Saqqa est un modéré qui voudrait voir le Hamas former une coalition avec son rival, le Fatah, dans l'espoir de récupérer les recettes fiscales qu'Israël retient toujours.
Hier Ismail Haniyeh, le premier ministre du Hamas, a suggéré qu'il était prêt à démissionner si cela signifiait la levée du boycott, bien que les négociations bloquent continuellement. Mais pour tous ceux à Gaza qui parlent de modération, il y en a beaucoup plus qui parlent seulement de défi et de résistance.

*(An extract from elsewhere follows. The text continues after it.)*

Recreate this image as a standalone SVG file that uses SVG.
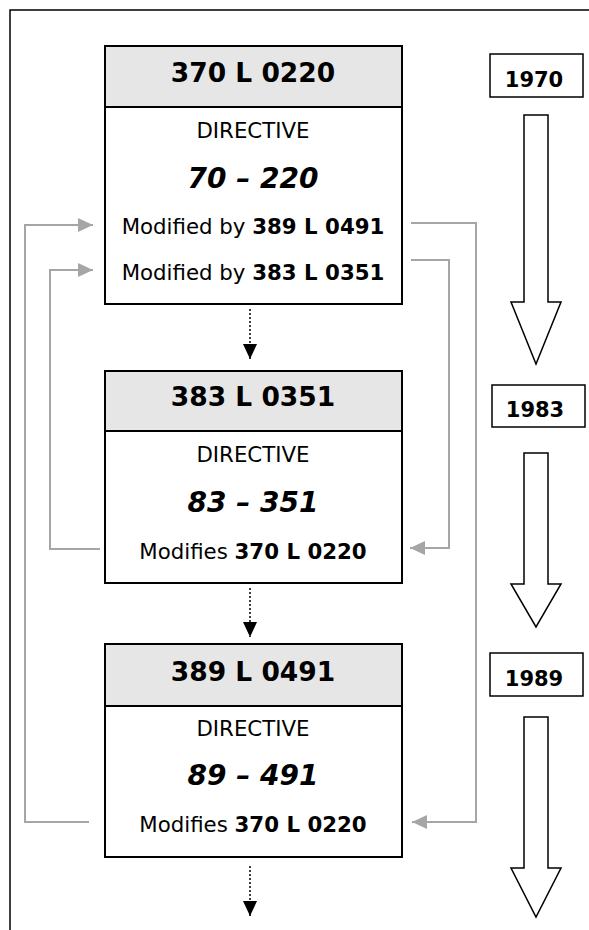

Au 10ème étage d'une tour à Gaza City, Ala'a Mortaja, 23 ans, un présentateur de Radio Alwan, une petite station indépendante, demandait aux auditeurs d'appeler ou d'envoyer des commentaires sur Beit Hanoun.
Il a lu les textes des messages.
"Palestine, tu es notre patrie. Nous sommes nés ici et nous avons grandi ici et nous ne t'oublierons jamais" dit l'un.
"Par notre sang, nous jurons que nous serons des martyrs pour toi." peut-on lire sur un autre.
"Nous nous vengerons. Nous sommes prêts à mourir pour la liberté. Nous voulons tous être des martyrs."
Un auditeur a appelé en donnant son nom, Abu Jihad, et il a récité en direct les incantations souvent répétées par les militants : "Ces martyrs sont morts pour nous maintenir en vie. Leurs décès nous autorisent à croire dans la résistance, dans le Jihad, dans la contrebande. Je suis prêt à devenir un kamikaze."
"Qu'est-ce qui vous a poussé Ã prendre cette décision, Abu Jihad ?" a demandé le présentateur.
"Parce que les Palestiniens sont vaincus par l'injustice et l'occupation." a-t'il hurlé dans le téléphone. Puis son téléphone portable est devenu hors de portée.
La station de radio a alors diffusé de la pop-musique Arabe et un peu plus tard, d'autres informations au sujet des décès de Beit Hanoun.